Here's the thing nobody tells nervous speakers: your dry mouth isn't a random betrayal by your body. It's a predictable, manageable physiological response. And once you understand what's happening in your throat before, during, and after you speak, you can stop fighting it and start preparing for it like the pro you're becoming.

The Science Behind Cotton Mouth

When you get nervous, your body activates its fight-or-flight response. Your brain, being dramatic, decides that giving a speech is roughly equivalent to being chased by a bear. Digestion slows down. Blood rushes to your muscles. And saliva production? It takes a coffee break.

Saliva matters more than you think. It lubricates your vocal folds, keeps your tongue mobile, and helps you form crisp consonants. Without enough of it, your voice sounds raspy, your words smear together, and you start making weird clicking sounds that microphones love to amplify. Fun for everyone.

Add baseline dehydration to this cocktail—most of us walk around mildly dehydrated anyway—and you've got a recipe for vocal disaster. The nervous system doesn't care that you rehearsed for weeks. If your tissues are dry and your cortisol is high, your voice will pay the price.

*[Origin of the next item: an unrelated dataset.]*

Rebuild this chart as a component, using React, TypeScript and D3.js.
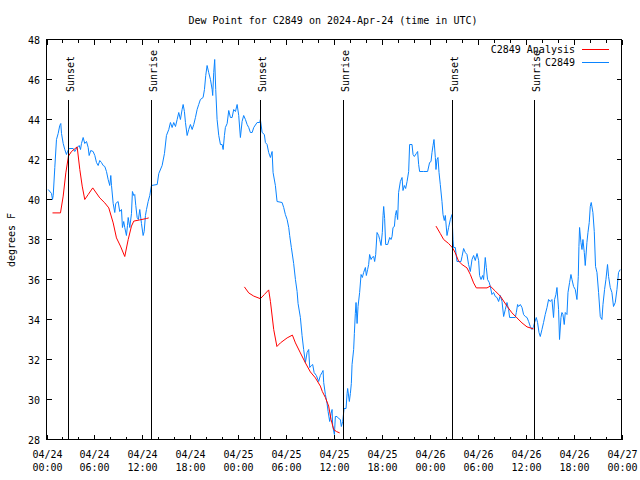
import React from "react";
import * as d3 from "d3";

// hours since 2024-04-24 00:00 UTC, dew point (F)
const stationSeries: [number, number][] = [
  [0.21,40.5],[0.63,40.3],[0.75,40.0],[0.84,40.2],[1.04,41.6],[1.25,43.0],[1.46,43.3],[1.66,43.7],[1.79,43.8],[1.88,43.3],
  [2.09,42.8],[2.29,42.5],[2.5,42.25],[2.63,42.4],[2.84,42.55],[3.34,42.55],[3.54,42.4],[3.84,42.6],[4.09,42.7],[4.26,42.5],
  [4.38,42.8],[4.59,43.1],[4.79,42.8],[5.01,42.9],[5.22,42.6],[5.34,42.2],[5.54,42.45],[5.84,42.4],[6.05,42.2],[6.26,41.85],
  [6.47,41.7],[6.67,41.95],[6.88,41.85],[7.1,41.7],[7.3,41.65],[7.51,41.4],[7.72,41.0],[7.92,40.7],[8.05,41.2],[8.14,40.7],
  [8.35,39.8],[8.55,39.35],[8.67,39.8],[8.97,39.9],[9.17,39.4],[9.39,39.5],[9.51,38.6],[9.67,38.9],[9.8,38.6],[10.01,38.2],
  [10.14,38.7],[10.23,39.1],[10.43,38.6],[10.64,39.3],[10.76,40.4],[10.93,40.2],[11.05,40.25],[11.18,39.7],[11.35,39.1],[11.51,39.0],
  [11.68,39.5],[11.89,38.8],[12.1,38.2],[12.23,38.4],[12.39,39.2],[12.52,39.5],[12.73,39.9],[12.93,40.2],[13.14,40.7],[13.86,40.75],
  [14.06,41.3],[14.48,41.7],[14.77,42.3],[15.02,43.2],[15.31,43.5],[15.52,43.85],[15.73,43.6],[15.93,43.85],[16.15,43.65],[16.36,44.0],
  [16.56,44.35],[16.77,44.0],[16.98,44.5],[17.11,44.75],[17.27,44.4],[17.4,43.85],[17.61,43.2],[17.81,43.5],[18.02,43.75],[18.24,43.5],
  [18.44,43.75],[18.65,44.1],[18.86,44.5],[19.06,44.75],[19.27,45.0],[19.61,45.1],[19.78,45.5],[19.94,46.2],[20.11,46.7],[20.31,46.35],
  [20.53,46.0],[20.74,45.5],[20.81,45.2],[20.94,46.35],[21.06,47.0],[21.19,45.5],[21.36,44.0],[21.57,43.2],[21.78,42.75],[21.99,42.75],
  [22.12,42.5],[22.28,43.2],[22.4,43.6],[22.62,43.8],[22.82,44.45],[23.03,44.1],[23.24,44.1],[23.44,44.5],[23.66,44.4],[23.87,44.75],
  [24.07,44.2],[24.28,43.1],[24.49,43.9],[24.69,44.2],[24.91,44.0],[25.12,43.75],[25.32,43.6],[25.53,43.35],[25.75,43.35],[25.95,43.6],
  [26.37,43.85],[26.7,43.85],[26.78,44.0],[27.0,43.35],[27.28,43.25],[27.41,42.85],[27.62,42.75],[27.82,42.35],[28.04,42.1],[28.25,42.4],
  [28.37,41.35],[28.66,40.7],[28.87,39.9],[29.5,39.85],[29.7,39.6],[29.91,39.25],[30.13,39.0],[30.33,38.6],[30.45,38.2],[30.66,37.6],
  [30.95,36.8],[31.17,36.0],[31.38,35.4],[31.5,34.8],[31.79,34.1],[32.0,33.2],[32.2,32.5],[32.42,31.85],[32.63,32.35],[32.83,32.5],
  [32.96,31.6],[33.17,31.7],[33.33,31.75],[33.51,31.35],[33.79,31.2],[34.08,30.9],[34.29,31.2],[34.5,31.35],[34.63,31.45],[34.71,30.85],
  [34.92,30.25],[35.13,29.8],[35.26,29.4],[35.46,28.9],[35.63,29.3],[35.76,29.5],[35.83,28.7],[36.05,28.25],[36.17,29.15],[36.38,29.15],
  [36.58,29.05],[36.8,29.0],[36.92,28.65],[37.09,28.9],[37.26,29.55],[37.51,29.55],[37.64,30.3],[37.71,30.55],[37.92,29.9],[38.05,30.3],
  [38.17,30.8],[38.26,31.75],[38.46,32.5],[38.55,33.3],[38.67,34.3],[38.76,34.85],[38.89,33.8],[39.01,34.65],[39.21,35.35],[39.39,36.25],
  [39.55,36.1],[39.71,36.35],[39.93,36.6],[40.05,36.2],[40.21,36.5],[40.34,36.75],[40.46,37.25],[40.64,37.0],[40.76,37.1],[40.97,37.15],
  [41.09,36.9],[41.22,37.25],[41.39,38.35],[41.59,38.2],[41.72,38.0],[41.89,37.7],[42.05,38.35],[42.14,39.2],[42.22,39.65],[42.34,39.05],
  [42.47,37.75],[42.72,37.75],[42.97,38.1],[43.14,38.0],[43.27,38.15],[43.39,38.6],[43.56,38.65],[43.68,39.2],[43.81,39.45],[43.97,39.0],
  [44.09,40.35],[44.31,40.9],[44.52,41.1],[44.64,40.45],[44.81,40.7],[44.97,40.55],[45.15,40.9],[45.35,41.4],[45.47,42.75],[45.77,42.75],
  [45.9,42.25],[46.06,42.15],[46.31,42.3],[46.47,42.4],[46.6,41.75],[46.72,41.4],[47.22,41.4],[47.72,41.4],[47.97,41.85],[48.15,41.9],
  [48.27,42.35],[48.4,42.7],[48.52,43.0],[48.69,42.1],[48.77,41.5],[48.9,42.0],[49.02,42.1],[49.15,41.35],[49.31,40.75],[49.52,39.9],
  [49.65,39.25],[49.81,38.95],[49.94,39.2],[50.15,38.2],[50.35,38.6],[50.57,39.0],[50.78,39.25],[50.9,38.0],[50.98,37.6],[51.19,37.6],
  [51.4,36.9],[51.9,36.9],[52.03,37.15],[52.23,37.55],[52.44,37.35],[52.65,37.25],[52.85,36.75],[53.07,36.4],[53.28,37.0],[53.48,37.2],
  [53.69,36.95],[53.91,37.3],[54.11,36.95],[54.23,36.2],[54.41,36.0],[54.61,36.2],[54.73,36.0],[54.94,37.1],[55.07,36.6],[55.23,36.0],
  [55.44,35.85],[55.57,35.65],[55.78,35.25],[55.98,35.35],[56.2,35.15],[56.41,35.1],[56.61,34.9],[56.82,35.2],[57.04,34.9],[57.24,34.15],
  [57.45,34.5],[57.66,34.85],[57.86,34.5],[57.99,34.1],[58.7,34.1],[58.83,34.35],[58.99,34.75],[59.11,34.65],[59.33,34.75],[59.54,34.6],
  [59.74,34.25],[59.95,34.15],[60.17,34.1],[60.37,33.9],[60.58,33.65],[60.79,33.5],[60.99,33.65],[61.12,33.85],[61.33,34.1],[61.49,33.85],
  [61.67,33.35],[61.83,33.15],[62.04,33.5],[62.24,33.85],[62.45,34.25],[62.67,34.6],[62.87,35.0],[63.08,34.9],[63.29,35.0],[63.49,34.1],
  [63.62,35.0],[63.79,35.25],[63.92,35.6],[64.12,34.5],[64.24,33.0],[64.42,34.1],[64.54,34.35],[64.67,34.25],[64.83,33.75],[64.96,34.35],
  [65.17,34.25],[65.3,35.35],[65.5,35.85],[65.67,36.25],[65.8,36.0],[66.0,35.65],[66.21,35.5],[66.42,35.0],[66.59,36.15],[66.67,37.65],
  [66.75,38.6],[66.92,37.85],[67.05,37.5],[67.17,38.0],[67.34,37.35],[67.46,36.7],[67.67,37.85],[67.8,38.35],[67.96,38.85],[68.09,39.65],
  [68.21,39.85],[68.42,39.35],[68.59,38.4],[68.75,36.65],[68.93,36.35],[69.13,35.35],[69.34,34.15],[69.55,34.0],[69.68,34.75],[69.88,35.5],
  [70.05,36.0],[70.25,36.75],[70.38,36.15],[70.59,35.6],[70.8,35.35],[71.0,34.65],[71.22,34.85],[71.43,35.5],[71.63,36.35],[71.84,36.5],
];

const analysisSeg1: [number, number][] = [
  [0.75,39.33],[1.75,39.33],[2.09,40.17],[2.42,41.33],[2.75,42.17],[3.13,42.4],[3.84,42.63],[4.17,41.5],[4.47,40.67],[4.79,40.0],
  [5.22,40.25],[5.79,40.58],[6.67,40.08],[7.3,39.83],[7.8,39.58],[8.35,38.83],[8.76,38.08],[9.26,37.67],[9.8,37.15],[10.23,38.0],
  [10.64,38.67],[10.93,38.92],[11.68,38.98],[12.52,39.05],[12.8,39.08],
];
const analysisSeg2: [number, number][] = [
  [24.78,35.63],[25.32,35.33],[25.95,35.17],[26.78,35.04],[27.28,35.25],[27.82,35.48],[28.04,34.9],[28.45,33.5],[28.85,32.65],[29.29,32.83],
  [30.13,33.08],[30.79,33.22],[31.17,32.83],[31.79,32.33],[32.42,31.83],[33.04,31.38],[33.67,31.08],[34.29,30.67],[34.54,30.4],[34.92,30.1],
  [35.33,29.67],[35.63,29.0],[35.96,28.5],[36.3,28.4],[36.71,28.33],
];
const analysisSeg3: [number, number][] = [
  [48.77,38.67],[49.31,38.3],[49.73,38.0],[50.35,37.8],[50.85,37.58],[51.19,37.33],[51.6,36.92],[52.03,36.75],[52.65,36.58],[53.07,36.25],
  [53.48,35.83],[53.82,35.58],[55.16,35.58],[55.57,35.67],[56.2,35.42],[56.82,35.17],[57.66,34.67],[58.29,34.33],[58.91,34.08],[59.54,33.83],
  [60.17,33.63],[60.99,33.53],
];

const sunsetHours = [2.75, 26.85, 50.85];
const sunriseHours = [13.18, 37.21, 61.14];
const yTicks = [28, 30, 32, 34, 36, 38, 40, 42, 44, 46, 48];

const titleText = "Dew Point for C2849 on 2024-Apr-24 (time in UTC)";
const yLabel = "degrees F";
const legendLabels = ["C2849 Analysis", "C2849"];

const t0 = Date.UTC(2024, 3, 24);
const toDate = (h: number) => new Date(t0 + h * 3600000);

const FONT = "'DejaVu Sans Mono', monospace";
const RED = "#ff0000";
const BLUE = "#0a84ff";

export default function App() {
  const left = 46.5, right = 621.5, top = 39.5, bottom = 439.5;
  const x = d3.scaleUtc().domain([toDate(0), toDate(72)]).range([left, right]);
  const y = d3.scaleLinear().domain([28, 48]).range([bottom, top]);
  const line = d3
    .line<[number, number]>()
    .x((d) => x(toDate(d[0])))
    .y((d) => y(d[1]));
  const major = x.ticks(d3.utcHour.every(6)!);
  const minor = x.ticks(d3.utcHour.every(2)!);
  const fmtD = d3.utcFormat("%m/%d");
  const fmtT = d3.utcFormat("%H:%M");
  const events = [
    ...sunsetHours.map((h) => ({ h, label: "Sunset" })),
    ...sunriseHours.map((h) => ({ h, label: "Sunrise" })),
  ];
  return (
    <svg width={640} height={480} style={{ position: "absolute", left: 0, top: 0, background: "#fff" }}
      fontFamily={FONT} fontSize={10}>
      <rect x={0} y={0} width={640} height={480} fill="#fff" />
      <text x={333} y={24} textAnchor="middle">{titleText}</text>
      <text transform={`translate(15,240) rotate(-90)`} textAnchor="middle">{yLabel}</text>
      {/* data */}
      <g fill="none" strokeWidth={1}>
        <path d={line(stationSeries) || ""} stroke={BLUE} />
        {[analysisSeg1, analysisSeg2, analysisSeg3].map((s, i) => (
          <path key={i} d={line(s) || ""} stroke={RED} />
        ))}
      </g>
      {/* event lines */}
      {events.map((e, i) => {
        const xx = Math.floor(x(toDate(e.h))) + 0.5;
        return (
          <g key={i}>
            <line x1={xx} x2={xx} y1={99.5} y2={bottom} stroke="#000" shapeRendering="crispEdges" />
            <text transform={`translate(${xx + 5},92) rotate(-90)`}>{e.label}</text>
          </g>
        );
      })}
      {/* frame */}
      <rect x={left} y={top} width={right - left} height={bottom - top} fill="none" stroke="#000" shapeRendering="crispEdges" />
      {/* y ticks */}
      {yTicks.map((v) => (
        <g key={v} shapeRendering="crispEdges">
          <line x1={left} x2={left + 5} y1={y(v)} y2={y(v)} stroke="#000" />
          <line x1={right - 5} x2={right} y1={y(v)} y2={y(v)} stroke="#000" />
          <text x={40} y={y(v) + 4} textAnchor="end">{v}</text>
        </g>
      ))}
      {/* x ticks */}
      {minor.map((d, i) => {
        const xx = Math.round(x(d)) + 0.5;
        return (
          <g key={"m" + i} shapeRendering="crispEdges">
            <line x1={xx} x2={xx} y1={bottom} y2={bottom - 3} stroke="#000" />
            <line x1={xx} x2={xx} y1={top} y2={top + 3} stroke="#000" />
          </g>
        );
      })}
      {major.map((d, i) => {
        const xx = Math.round(x(d)) + 0.5;
        return (
          <g key={"M" + i}>
            <line x1={xx} x2={xx} y1={bottom} y2={bottom - 5} stroke="#000" shapeRendering="crispEdges" />
            <line x1={xx} x2={xx} y1={top} y2={top + 5} stroke="#000" shapeRendering="crispEdges" />
            <text x={xx} y={458} textAnchor="middle">{fmtD(d)}</text>
            <text x={xx} y={471} textAnchor="middle">{fmtT(d)}</text>
          </g>
        );
      })}
      {/* legend */}
      <text x={575} y={53} textAnchor="end">{legendLabels[0]}</text>
      <line x1={582} x2={609} y1={49.5} y2={49.5} stroke={RED} shapeRendering="crispEdges" />
      <text x={575} y={66} textAnchor="end">{legendLabels[1]}</text>
      <line x1={582} x2={609} y1={62.5} y2={62.5} stroke={BLUE} shapeRendering="crispEdges" />
    </svg>
  );
}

Understanding this changes everything: your dry throat isn't weakness. It's chemistry.

Takeaway

Your body treats public speaking like physical danger. Working with that reality beats pretending it isn't happening.

The Pre-Speech Hydration Protocol

Start hydrating the day before, not the hour before. Chugging water fifteen minutes before you walk on stage just means you'll be crossing your legs behind the podium. Aim for steady, moderate water intake across the twenty-four hours leading up to your talk. Your vocal tissues need time to absorb moisture, not a last-minute flood.

Avoid the usual suspects: coffee, alcohol, and dairy. Caffeine is a diuretic that pulls water out of you. Alcohol dries your tissues and dulls your thinking. Dairy creates a thick coating in your throat that makes you feel like you're speaking through a pillow. If you need your morning coffee, fine, but match it with extra water and maybe skip the second cup.

About thirty minutes before you speak, sip room-temperature water with a squeeze of lemon. Room temperature is key—ice water constricts your vocal folds, which is the opposite of what you want. Some speakers swear by warm water with honey. Experiment in low-stakes settings so you know what works for your particular instrument before the stakes get high.

Takeaway

Vocal preparation is a twenty-four-hour project, not a fifteen-minute scramble. Treat your voice like an athlete treats their body.

Discrete Rescue Techniques Mid-Speech

When your mouth goes dry on stage, you don't need to make it a whole scene. The oldest trick in the book still works: gently bite the tip of your tongue. Not hard—just enough to signal your salivary glands to wake up. Within a few seconds, you'll have enough moisture to get through the next thought. Nobody will notice a thing.

Use pauses strategically. A well-placed pause does two things: it gives your words weight, and it gives you a moment to swallow. Audiences actually love pauses. Speakers are the ones who panic about them. If you need three seconds to recover your voice, take them and trust that the silence works in your favor.

Keep water nearby, but sip rather than gulp. A small sip during a natural transition—after a key point, before answering a question—looks intentional and thoughtful. A desperate chug looks like what it is. Some speakers tuck a small candy in their cheek, though peppermints can actually dry you out further. A plain sugar candy or a pinch of salt on the tongue can work better for stimulating saliva without the chemical aftermath.

Takeaway

Small recovery moves, executed calmly, are invisible to audiences. Your composure matters more than perfection.

Your voice is an instrument, and instruments need care. The speakers who seem effortlessly smooth aren't blessed with magical throats. They've just learned to prepare their bodies for the strange, specific demands of speaking to a room.

Next time you have a talk coming up, try one thing: drink an extra glass of water the night before. Notice how your voice feels. Build from there. Confidence isn't just mental—sometimes it starts with a well-hydrated throat and the quiet knowledge that you came prepared.